Certains partis ont ressorti un vieux projet, qui n’avait jamais convaincu jusqu’ici. Il s’agit, pour eux, de fixer le montant des amendes, soit seulement pour les infractions liées à la sécurité routière, soit pour toutes les contraventions, en fonction des revenus de la personne condamnée.
Leur idée est qu’une personne condamnée à une amende fixe supportera plus lourdement l’amende si elle a peu de moyens que si elle en a beaucoup.
On ne sera pas étonné de voir que ce sont les partis de gauche, comme le Parti socialiste et Ecolo, qui soutiennent le plus cette mesure, laquelle profiterait davantage à la partie de l’électorat qu’ils essayent de convaincre. On suppose que, selon eux, ceux qui ont peu de revenus, paieront moins d’amendes. C’est peut-être lié au climat répressif ambiant : on n’hésitera pas à augmenter les amendes des plus nantis, sans que cela implique nécessairement une réduction des amendes de celles des autres. L’État insatiable est bien capable de raisonner ainsi… Cela dit, le raisonnement suivi pour proposer une telle mesure à quelque chose de profondément choquant.
Cela revient à dire que ceux qui travaillent plus ou mieux paieront plus cher le même comportement que celui qui n’a pas fait le même effort.
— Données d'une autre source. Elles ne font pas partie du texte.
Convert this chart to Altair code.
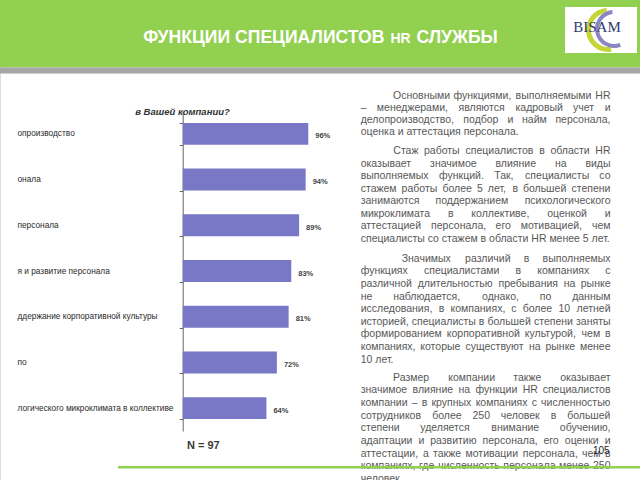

Prenons un exemple simple. Celui qui effectue un travail à temps plein devra, dans ce système, payer plus que celui qui ne travaille qu’à mi-temps, lequel paiera encore plus que celui qui ne travaille pas du tout. Quant au malheureux qui fait des heures supplémentaires, sa sanction sera encore plus lourde.
Tout fonctionne en réalité, dans la proposition de ces partis, comme si le fait d’avoir des revenus importants était en soi une circonstance aggravante, ou un élément comparable à de la récidive.
Il n’y a aucune raison d’imposer une peine plus lourde à celui qui, par ailleurs, a plus ou mieux travaillé.
La philosophie qui sous-tend une telle proposition est donc que gagner de l’argent, même en respectant très strictement la loi, mérite une sanction supplémentaire. Quant au fait de ne rien faire, il est purement et simplement primé, puisque dans l’espoir des partisans Ecolo et PS, cela pourrait éventuellement justifier une peine moins lourde. Il ne s’agit plus ici de faire dépendre la peine du comportement qui est reproché à une personne, mais de se fonder sur des éléments tout à fait extrinsèques que l’on veut sanctionner, et en particulier de traiter plus lourdement ceux qui gagnent bien leur vie que les autres.
Il fut un temps, pas si lointain, où le travail était considéré comme une vertu, et où on louait ceux qui avaient consenti des sacrifices, en temps ou en efforts, ou acquis une formation supérieure. On le voit dans de nombreux domaines : pour certains partis, cela devient une tare de travailler, et c’est d’autant plus méprisable si l’on gagne plus.
Déjà, l’impôt sur les revenus est une première sanction contre ceux qui sont travailleurs, efficaces, brillants ou astucieux. Au moins l’impôt n’est-il pas, en droit, traité comme une sanction. En revanche, les amendes sont des peines, qui devraient n’être infligées qu’en fonction de l’acte. Il n’y a aucune raison d’imposer une peine plus lourde à celui qui, par ailleurs, a plus ou mieux travaillé.
S’il faut reconnaître un mérite à ces partis, c’est celui de lancer un débat sur des valeurs fondamentales, comme le travail, qui reste de loin la principale source des revenus. Malheureusement, lorsque l’on voit la position, très chèvrechoutiste du parti Les Engagés, qui n’exprime aucune hostilité par rapport à ce projet, on peut s’inquiéter, en tout cas quant aux valeurs défendues en Belgique francophone.